The Data Validator Tool (DVT) is a command line tool used to perform a series of post indexation data validation tests. What this tool does is to run a series of pre-configured tests, and return validation errors if any are found.

A complete documentation page that explains exactly how this tool works is available here: Data Validator Tool: Validating Dataset Content Based On Ontology Descriptions

Installing & Configuring the Data Validator Tool

The Data Validator Tool can easily be installed on your server by extracting the files into the osf folder on your server:


The DVT is using the OSF Web Services PHP API library to communicate with any OSF Web Services network instance. If the OSF Web Services PHP API is not currently installed on your server, then follow these steps to download and install it on your server instance:

  ./osf-installer --install-structwsf-php-api -v 

Once the DVT and the OSF Web Services PHP API are downloaded and properly installed on your server, you then have to configure some key DVT configuration settings:

  • OSF-WS-PHP-API/folder
    • Folder where the OSF Web Services PHP API is located.

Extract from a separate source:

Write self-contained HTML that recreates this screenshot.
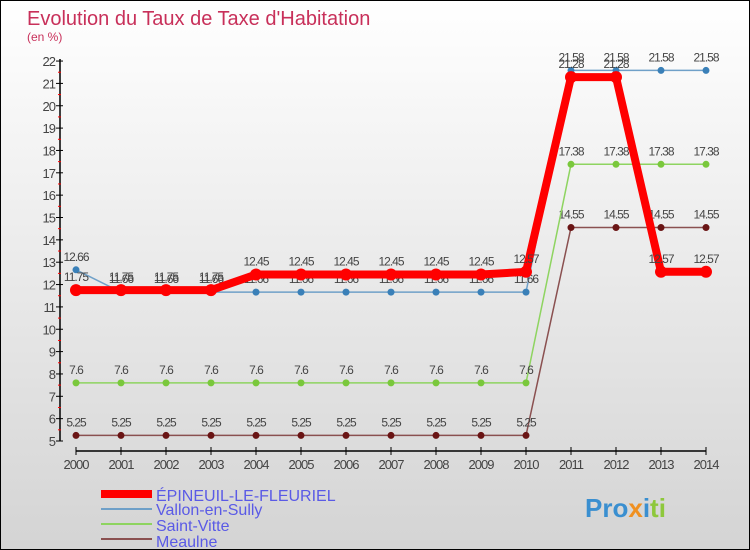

This has to be the folder where the the top "StructuredDynamics" folder appears.
  • osf/network
    • Base OSF Web Services network URL where the queries will be sent
  • data/datasets
    • The series of datasets URIs that you want to inspect with this tool
  • data/ontologies
    • The series of ontologies dataset URIs that you want to use to inspect the configured datasets
  • tests/checks
    • The tests validation classes that will be run by this data validator tool

Usage: dvt [OPTIONS]

Usage examples:
    Validate data: dvt -v

--output-xml="[PATH]"                 Output the validation reports in a file specified
                                      by the path in XML format.
--output-json="[PATH]"                Output the validation reports in a file specified
                                      by the path in JSON format.
--allocated-memory="M"                Specifies the number of Mb of memory allocated to the DVT
                                      The number of Mb should be specified in this parameter
-v                                    Run all the data validation tests
-s                                    Silent. Do not output anything to the shell.
-f, --fix                             Tries to automatically fix a validation test that fails
                                      Note: not all checks support this option
-h, --help                            Show this help section